▸ Goal
Retype the run of lines that opens with the line containing "Emit a LaTeX" and closes with the line containing "(0,0) rectangle (559,-552);", exactly and inclusively, but skip the pictures.
---------- Raw records ----------
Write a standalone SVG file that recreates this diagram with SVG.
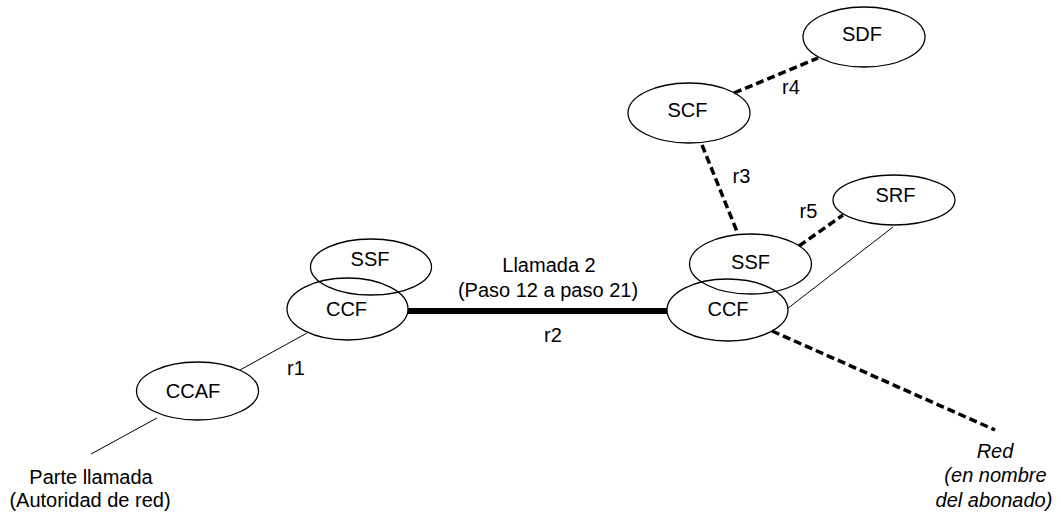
<svg xmlns="http://www.w3.org/2000/svg" width="1061" height="517" viewBox="0 0 1061 517">
<style>
.n{fill:none;stroke:#000;stroke-width:1.3}
.t{font-family:"Liberation Sans",Arial,sans-serif;font-size:20px;fill:#000;text-anchor:middle}
.i{font-style:italic}
.thin{stroke:#000;stroke-width:1;fill:none}
.dash{stroke:#000;stroke-width:3.5;stroke-dasharray:8 4;fill:none}
.thick{stroke:#000;stroke-width:6;fill:none}
</style>
<rect width="1061" height="517" fill="#fff"/>
<g id="connectors">
<line class="thin" x1="91" y1="454" x2="157" y2="418"/>
<line class="thin" x1="240" y1="370" x2="307" y2="333"/>
<line class="thick" x1="408" y1="311" x2="667" y2="311"/>
<line class="dash" x1="734" y1="93" x2="818" y2="58"/>
<line class="dash" x1="702" y1="145" x2="738" y2="234"/>
<line class="dash" x1="799" y1="246" x2="843" y2="215"/>
<line class="thin" x1="787" y1="309" x2="893" y2="227"/>
<line class="dash" x1="772" y1="331" x2="995" y2="430"/>
</g>
<g id="ccaf"><ellipse class="n" cx="197.5" cy="391" rx="61" ry="29"/><text class="t" x="193" y="398">CCAF</text></g>
<g id="ssf-left"><ellipse class="n" cx="371" cy="267" rx="60.5" ry="28"/><text class="t" x="370" y="266">SSF</text></g>
<g id="ccf-left"><ellipse class="n" cx="347.5" cy="309" rx="60.5" ry="31"/><text class="t" x="346.5" y="316">CCF</text></g>
<g id="ssf-right"><ellipse class="n" cx="750.5" cy="264" rx="61" ry="30"/><text class="t" x="750.5" y="269">SSF</text></g>
<g id="ccf-right"><ellipse class="n" cx="727.5" cy="310" rx="60.5" ry="31"/><text class="t" x="728" y="316">CCF</text></g>
<g id="scf"><ellipse class="n" cx="689" cy="113" rx="61" ry="30"/><text class="t" x="687.5" y="117">SCF</text></g>
<g id="sdf"><ellipse class="n" cx="864" cy="37" rx="61" ry="30"/><text class="t" x="862" y="41">SDF</text></g>
<g id="srf"><ellipse class="n" cx="894" cy="200" rx="61" ry="25"/><text class="t" x="895.5" y="202">SRF</text></g>
<g id="labels">
<text class="t" x="296" y="375">r1</text>
<text class="t" x="553" y="342">r2</text>
<text class="t" x="741.5" y="183">r3</text>
<text class="t" x="791" y="94">r4</text>
<text class="t" x="808.5" y="218">r5</text>
<text class="t" x="549" y="272">Llamada 2</text>
<text class="t" x="548" y="297">(Paso 12 a paso 21)</text>
<text class="t" x="91" y="484">Parte llamada</text>
<text class="t" x="90" y="507">(Autoridad de red)</text>
<text class="t i" x="995" y="458">Red</text>
<text class="t i" x="995.5" y="482">(en nombre</text>
<text class="t i" x="994" y="507">del abonado)</text>
</g>
</svg>
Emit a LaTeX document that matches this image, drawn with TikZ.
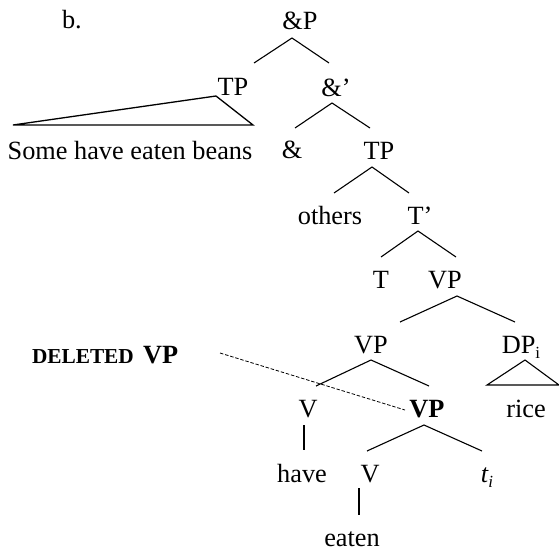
\documentclass[tikz,border=0pt]{standalone}
\usepackage{fontspec}
\setmainfont{Liberation Serif}
\usetikzlibrary{calc}
\newcommand{\lbl}{\fontsize{26.3}{30}\selectfont}
\newcommand{\subtxt}[1]{\raisebox{-5pt}{\fontsize{17}{17}\selectfont #1}}
\begin{document}
\begin{tikzpicture}[x=1pt,y=1pt,
  cat/.style={inner sep=0pt,outer sep=0pt,anchor=base,font=\lbl},
  branch/.style={line width=1.1pt},
  tri/.style={line width=1.3pt,line join=miter},
  elided/.style={line width=0.8pt,dash pattern=on 3.5pt off 1.8pt}]
\useasboundingbox (0,0) rectangle (559,-552);

% labels
\node[cat,anchor=base west] (lab) at (62,-28) {b.};
\node[cat] (ampP) at (300,-29) {\&P};
\node[cat] (tpL) at (233,-95) {TP};
\node[cat] (sent) at (130,-159) {Some have eaten beans};
\node[cat] (ampbar) at (336,-96) {\&’};
\node[cat] (amp) at (292,-158) {\&};
\node[cat] (tpR) at (379,-159) {TP};
\node[cat] (others) at (330,-224) {others};
\node[cat] (tbar) at (420,-224) {T’};
\node[cat] (t) at (381,-288) {T};
\node[cat] (vpA) at (445,-288) {VP};
\node[cat] (vpB) at (371,-353) {VP};
\node[cat] (dp) at (521,-353) {DP\subtxt{i}};
\node[cat] (vA) at (308,-417) {V};
\node[cat] (vpC) at (427,-417) {\bfseries VP};
\node[cat] (rice) at (526,-417) {rice};
\node[cat] (have) at (302,-482) {have};
\node[cat] (vB) at (370,-482) {V};
\node[cat] (trace) at (487,-482) {\itshape t\subtxt{i}};
\node[cat] (eaten) at (352,-546) {eaten};
\node[inner sep=0pt,outer sep=0pt,anchor=base west] (del) at (32,-363)
  {\fontsize{21.3}{24}\selectfont\bfseries DELETED\hspace{4pt} \fontsize{26.3}{30}\selectfont VP};

% branches
\draw[branch] ([shift={(21,32)}]tpL.base) -- ([shift={(-8,-9)}]ampP.base) -- ([shift={(-7,33)}]ampbar.base);
\draw[branch] ([shift={(3,30)}]amp.base) -- ([shift={(-4,-7)}]ampbar.base) -- ([shift={(-9,31)}]tpR.base);
\draw[branch] ([shift={(4,31)}]others.base) -- ([shift={(-7,-8)}]tpR.base) -- ([shift={(-11,31)}]tbar.base);
\draw[branch] ([shift={(0,31)}]t.base) -- ([shift={(-2,-7)}]tbar.base) -- ([shift={(11,31)}]vpA.base);
\draw[branch] ([shift={(29,31)}]vpB.base) -- ([shift={(12,-8)}]vpA.base) -- ([shift={(-6,31)}]dp.base);
\draw[branch] ([shift={(8,31)}]vA.base) -- ([shift={(0,-7)}]vpB.base) -- ([shift={(2,31)}]vpC.base);
\draw[branch] ([shift={(-4,-8)}]vA.base) -- ([shift={(2,32)}]have.base);
\draw[branch] ([shift={(-3,31)}]vB.base) -- ([shift={(-3,-8)}]vpC.base) -- ([shift={(-5,31)}]trace.base);
\draw[branch] ([shift={(-11,-6)}]vB.base) -- ([shift={(7,31)}]eaten.base);

% collapsed constituents
\draw[tri] ([shift={(-17,-1)}]tpL.base) -- ([shift={(-220,-30)}]tpL.base) -- ([shift={(20,-30)}]tpL.base) -- cycle;
\draw[branch] ([shift={(4,-7)}]dp.base) -- ([shift={(-34,-32)}]dp.base) -- ([shift={(38,-32)}]dp.base) -- cycle;

% pointer to the deleted VP
\draw[elided] ([shift={(188,10)}]del.base west) -- ([shift={(-22,7)}]vpC.base);
\end{tikzpicture}
\end{document}
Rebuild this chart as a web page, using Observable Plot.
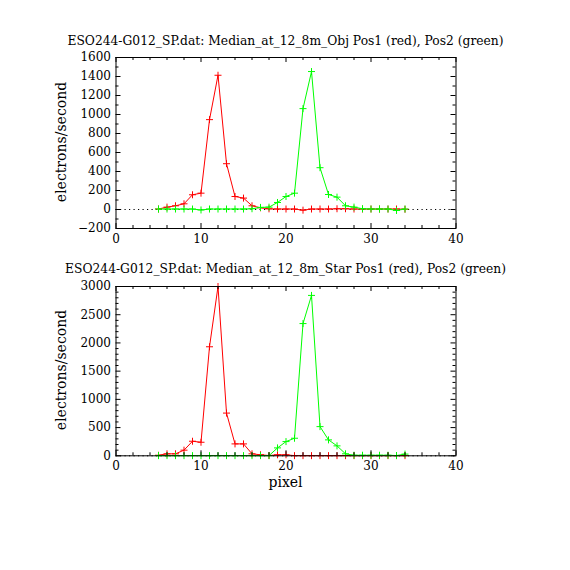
<!DOCTYPE html>
<html><head><meta charset="utf-8">
<script src="https://cdn.jsdelivr.net/npm/d3@7"></script>
<script src="https://cdn.jsdelivr.net/npm/@observablehq/plot@0.6"></script>
<style>
body{margin:0;background:#fff;}
#root{position:relative;width:570px;height:570px;background:#fff;font-family:"DejaVu Serif",serif;color:#000;overflow:hidden;}
#root svg{position:absolute;left:0;}
.t{position:absolute;white-space:nowrap;line-height:1;}
</style></head><body><div id="root"></div>
<script>
// ---- data ----
const pixel = [5,6,7,8,9,10,11,12,13,14,15,16,17,18,19,20,21,22,23,24,25,26,27,28,29,30,31,32,33,34];
const objRed   = [5,25,39,60,155,172,946,1413,482,137,120,39,18,7,5,5,5,-7,5,5,5,8,8,5,5,5,5,5,5,3];
const objGreen = [5,5,5,5,5,-5,5,5,5,5,5,8,22,25,74,137,172,1062,1452,440,158,130,39,25,8,5,5,5,-10,5];
const starRed   = [10,35,35,100,258,240,1932,3000,757,211,211,35,18,5,18,18,3,3,3,3,3,3,3,3,3,3,3,3,3,3];
const starGreen = [3,3,3,3,3,3,3,3,3,3,3,3,3,3,140,252,311,2343,2842,517,282,176,35,10,10,10,10,10,5,30];
const xMajor = [0,10,20,30,40];
const xMinor = [2,4,6,8,12,14,16,18,22,24,26,28,32,34,36,38];
const objYMajor = [-200,0,200,400,600,800,1000,1200,1400,1600];
const objYMinor = [-100,100,300,500,700,900,1100,1300,1500];
const starYMajor = [0,500,1000,1500,2000,2500,3000];
const starYMinor = [100,200,300,400,600,700,800,900,1100,1200,1300,1400,1600,1700,1800,1900,2100,2200,2300,2400,2600,2700,2800,2900];
const titles = [
  "ESO244-G012_SP.dat: Median_at_12_8m_Obj Pos1 (red), Pos2 (green)",
  "ESO244-G012_SP.dat: Median_at_12_8m_Star Pos1 (red), Pos2 (green)"
];
const xLabel = "pixel";
const yLabel = "electrons/second";

// ---- drawing ----
const plus = {draw(ctx, size){const r = Math.sqrt(size/Math.PI); ctx.moveTo(-r,0); ctx.lineTo(r,0); ctx.moveTo(0,-r); ctx.lineTo(0,r);}};
const fmt = d => d < 0 ? "\u2212" + (-d) : String(d);

function panel({red, green, yDomain, yMajor, yMinor, height, marginTop, marginBottom}) {
  const W = 570, mL = 115.5, mR = 114.5;
  const iw = W - mL - mR, ih = height - marginTop - marginBottom;
  const rd = pixel.map((x,i)=>({x, y: red[i]}));
  const gd = pixel.map((x,i)=>({x, y: green[i]}));
  const big = 5, small = 3;
  return Plot.plot({
    width: W, height, marginLeft: mL, marginRight: mR, marginTop, marginBottom,
    style: {fontFamily: "DejaVu Serif", fontSize: "12px", background: "transparent", color: "#000", overflow: "visible"},
    x: {domain: [0,40]}, y: {domain: yDomain},
    marks: [
      Plot.ruleY([0], {stroke: "#000", strokeDasharray: "1.2,3.3"}),
      Plot.line(rd, {x: "x", y: "y", stroke: "#ff0000", strokeWidth: 1}),
      Plot.dot(rd, {x: "x", y: "y", symbol: plus, r: 3.5, stroke: "#ff0000", fill: "none", strokeWidth: 1}),
      Plot.line(gd, {x: "x", y: "y", stroke: "#00ff00", strokeWidth: 1}),
      Plot.dot(gd, {x: "x", y: "y", symbol: plus, r: 3.5, stroke: "#00ff00", fill: "none", strokeWidth: 1}),
      Plot.frame({stroke: "#000"}),
      Plot.tickX(xMajor, {x: d=>d, insetTop: ih - big, stroke: "#000"}),
      Plot.tickX(xMajor, {x: d=>d, insetBottom: ih - big, stroke: "#000"}),
      Plot.tickX(xMinor, {x: d=>d, insetTop: ih - small, stroke: "#000"}),
      Plot.tickX(xMinor, {x: d=>d, insetBottom: ih - small, stroke: "#000"}),
      Plot.tickY(yMajor, {y: d=>d, insetRight: iw - big, stroke: "#000"}),
      Plot.tickY(yMajor, {y: d=>d, insetLeft: iw - big, stroke: "#000"}),
      Plot.tickY(yMinor, {y: d=>d, insetRight: iw - small, stroke: "#000"}),
      Plot.tickY(yMinor, {y: d=>d, insetLeft: iw - small, stroke: "#000"}),
      Plot.axisX({anchor: "bottom", ticks: xMajor, tickSize: 0, tickPadding: 6, tickFormat: fmt, label: null, stroke: "#000", strokeWidth: 0.35}),
      Plot.axisY({anchor: "left", ticks: yMajor, tickSize: 0, tickPadding: 5, tickFormat: fmt, label: null, stroke: "#000", strokeWidth: 0.35})
    ]
  });
}

const root = document.getElementById("root");
const p1 = panel({red: objRed, green: objGreen, yDomain: [-200,1600], yMajor: objYMajor, yMinor: objYMinor, height: 250, marginTop: 57, marginBottom: 22});
p1.style.top = "0px";
root.appendChild(p1);
const p2 = panel({red: starRed, green: starGreen, yDomain: [0,3000], yMajor: starYMajor, yMinor: starYMinor, height: 250, marginTop: 26, marginBottom: 54.7});
p2.style.top = "260px";
root.appendChild(p2);

function label(text, css) {
  const d = document.createElement("div");
  d.className = "t";
  d.textContent = text;
  Object.assign(d.style, css);
  root.appendChild(d);
  return d;
}
label(titles[0], {left: "285.5px", top: "35px", fontSize: "12.3px", transform: "translateX(-50%)"});
label(titles[1], {left: "285.5px", top: "263px", fontSize: "12.3px", transform: "translateX(-50%)"});
label(yLabel, {left: "61px", top: "142px", fontSize: "14px", transform: "translate(-50%,-50%) rotate(-90deg)"});
label(yLabel, {left: "61px", top: "370px", fontSize: "14px", transform: "translate(-50%,-50%) rotate(-90deg)"});
label(xLabel, {left: "285.5px", top: "475px", fontSize: "14px", transform: "translateX(-50%)"});
</script></body></html>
----------
▸ In response
Emit a LaTeX document that matches this image, drawn with TikZ.
\documentclass[tikz,border=0pt]{standalone}
\usepackage{fontspec}
\setmainfont{Liberation Serif}
\usetikzlibrary{calc}
\newcommand{\lbl}{\fontsize{26.3}{30}\selectfont}
\newcommand{\subtxt}[1]{\raisebox{-5pt}{\fontsize{17}{17}\selectfont #1}}
\begin{document}
\begin{tikzpicture}[x=1pt,y=1pt,
  cat/.style={inner sep=0pt,outer sep=0pt,anchor=base,font=\lbl},
  branch/.style={line width=1.1pt},
  tri/.style={line width=1.3pt,line join=miter},
  elided/.style={line width=0.8pt,dash pattern=on 3.5pt off 1.8pt}]
\useasboundingbox (0,0) rectangle (559,-552);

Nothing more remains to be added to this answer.